- **Short problem**: Only lines holding the string "with" are wanted; copy each one from the material.

>> BEGIN

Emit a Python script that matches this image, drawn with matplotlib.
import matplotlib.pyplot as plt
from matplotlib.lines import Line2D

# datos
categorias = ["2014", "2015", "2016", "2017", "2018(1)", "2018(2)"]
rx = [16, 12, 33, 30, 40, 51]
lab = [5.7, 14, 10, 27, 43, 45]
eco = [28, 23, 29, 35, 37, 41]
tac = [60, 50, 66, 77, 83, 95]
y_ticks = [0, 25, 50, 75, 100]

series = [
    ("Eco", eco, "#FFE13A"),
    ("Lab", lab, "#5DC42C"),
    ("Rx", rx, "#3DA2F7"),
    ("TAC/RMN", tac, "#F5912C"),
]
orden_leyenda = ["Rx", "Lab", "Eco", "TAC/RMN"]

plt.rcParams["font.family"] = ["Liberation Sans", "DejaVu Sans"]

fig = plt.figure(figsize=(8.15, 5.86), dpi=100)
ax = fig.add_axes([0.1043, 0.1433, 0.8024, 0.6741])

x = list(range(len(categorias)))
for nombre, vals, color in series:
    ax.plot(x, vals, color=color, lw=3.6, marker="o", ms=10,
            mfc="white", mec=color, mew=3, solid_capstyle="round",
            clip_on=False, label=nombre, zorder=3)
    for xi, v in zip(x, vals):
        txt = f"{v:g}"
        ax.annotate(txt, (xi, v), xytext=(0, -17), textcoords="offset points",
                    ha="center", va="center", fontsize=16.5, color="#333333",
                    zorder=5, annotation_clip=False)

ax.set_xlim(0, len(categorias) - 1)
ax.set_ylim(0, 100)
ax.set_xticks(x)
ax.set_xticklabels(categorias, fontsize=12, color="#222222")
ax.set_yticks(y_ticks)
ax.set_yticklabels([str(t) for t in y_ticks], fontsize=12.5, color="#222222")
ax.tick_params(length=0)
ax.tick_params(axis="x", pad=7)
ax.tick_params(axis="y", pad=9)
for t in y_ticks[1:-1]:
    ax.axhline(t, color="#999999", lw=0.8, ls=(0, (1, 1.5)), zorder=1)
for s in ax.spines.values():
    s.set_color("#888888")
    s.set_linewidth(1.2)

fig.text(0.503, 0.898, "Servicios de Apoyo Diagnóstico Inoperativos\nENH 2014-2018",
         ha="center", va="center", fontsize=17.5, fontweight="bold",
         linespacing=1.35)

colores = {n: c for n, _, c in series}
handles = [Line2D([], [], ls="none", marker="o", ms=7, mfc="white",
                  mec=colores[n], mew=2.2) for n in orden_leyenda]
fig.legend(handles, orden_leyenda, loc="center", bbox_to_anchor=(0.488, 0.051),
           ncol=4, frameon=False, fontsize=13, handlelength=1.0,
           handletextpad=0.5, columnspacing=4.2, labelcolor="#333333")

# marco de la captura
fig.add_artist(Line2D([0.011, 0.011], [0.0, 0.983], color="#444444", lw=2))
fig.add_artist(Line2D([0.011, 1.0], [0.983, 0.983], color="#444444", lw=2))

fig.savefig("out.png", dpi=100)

>> END
>> BEGIN

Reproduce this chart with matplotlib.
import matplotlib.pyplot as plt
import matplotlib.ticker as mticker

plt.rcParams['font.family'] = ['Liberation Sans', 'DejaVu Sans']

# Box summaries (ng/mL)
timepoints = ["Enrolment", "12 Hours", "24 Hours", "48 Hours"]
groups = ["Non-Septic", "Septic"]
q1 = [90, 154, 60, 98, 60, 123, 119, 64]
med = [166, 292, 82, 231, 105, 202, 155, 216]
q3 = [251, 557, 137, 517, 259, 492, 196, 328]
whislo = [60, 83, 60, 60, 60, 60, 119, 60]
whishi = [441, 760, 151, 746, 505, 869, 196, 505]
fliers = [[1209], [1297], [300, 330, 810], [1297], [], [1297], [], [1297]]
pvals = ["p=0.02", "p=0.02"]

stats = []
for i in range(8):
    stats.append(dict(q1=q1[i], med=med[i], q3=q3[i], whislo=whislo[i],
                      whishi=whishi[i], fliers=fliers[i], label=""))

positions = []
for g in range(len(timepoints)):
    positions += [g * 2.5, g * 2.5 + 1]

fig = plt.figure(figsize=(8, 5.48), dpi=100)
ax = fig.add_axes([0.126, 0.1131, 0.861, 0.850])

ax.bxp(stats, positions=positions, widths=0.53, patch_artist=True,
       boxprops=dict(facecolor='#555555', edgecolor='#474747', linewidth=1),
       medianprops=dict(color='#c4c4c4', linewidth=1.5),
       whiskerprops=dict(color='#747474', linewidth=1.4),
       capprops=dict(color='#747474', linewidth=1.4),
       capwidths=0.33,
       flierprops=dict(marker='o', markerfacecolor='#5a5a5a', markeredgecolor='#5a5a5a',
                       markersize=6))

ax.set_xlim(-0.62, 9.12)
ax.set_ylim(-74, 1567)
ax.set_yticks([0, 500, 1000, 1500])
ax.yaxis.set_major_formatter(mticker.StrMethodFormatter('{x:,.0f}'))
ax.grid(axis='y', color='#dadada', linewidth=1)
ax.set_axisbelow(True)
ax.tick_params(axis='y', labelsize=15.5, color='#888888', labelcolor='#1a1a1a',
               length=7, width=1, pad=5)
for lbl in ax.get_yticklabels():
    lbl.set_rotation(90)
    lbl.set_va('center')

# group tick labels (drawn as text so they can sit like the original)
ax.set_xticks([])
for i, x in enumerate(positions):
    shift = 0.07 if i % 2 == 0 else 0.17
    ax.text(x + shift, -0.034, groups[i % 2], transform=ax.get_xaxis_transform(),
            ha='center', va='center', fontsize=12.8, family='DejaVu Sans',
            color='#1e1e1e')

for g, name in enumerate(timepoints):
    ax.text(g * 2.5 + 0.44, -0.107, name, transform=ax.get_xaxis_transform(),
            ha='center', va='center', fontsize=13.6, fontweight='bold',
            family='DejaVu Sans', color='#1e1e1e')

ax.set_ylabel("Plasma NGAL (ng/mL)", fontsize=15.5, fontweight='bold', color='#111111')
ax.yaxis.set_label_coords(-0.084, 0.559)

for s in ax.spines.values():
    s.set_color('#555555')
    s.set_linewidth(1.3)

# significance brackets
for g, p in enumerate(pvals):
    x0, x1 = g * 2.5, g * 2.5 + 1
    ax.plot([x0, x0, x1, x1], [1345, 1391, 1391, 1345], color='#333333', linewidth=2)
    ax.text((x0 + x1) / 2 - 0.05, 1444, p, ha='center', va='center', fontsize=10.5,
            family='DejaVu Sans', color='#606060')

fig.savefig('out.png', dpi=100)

>> END

- **Exercise response**:
Emit a Python script that matches this image, drawn with matplotlib.
Reproduce this chart with matplotlib.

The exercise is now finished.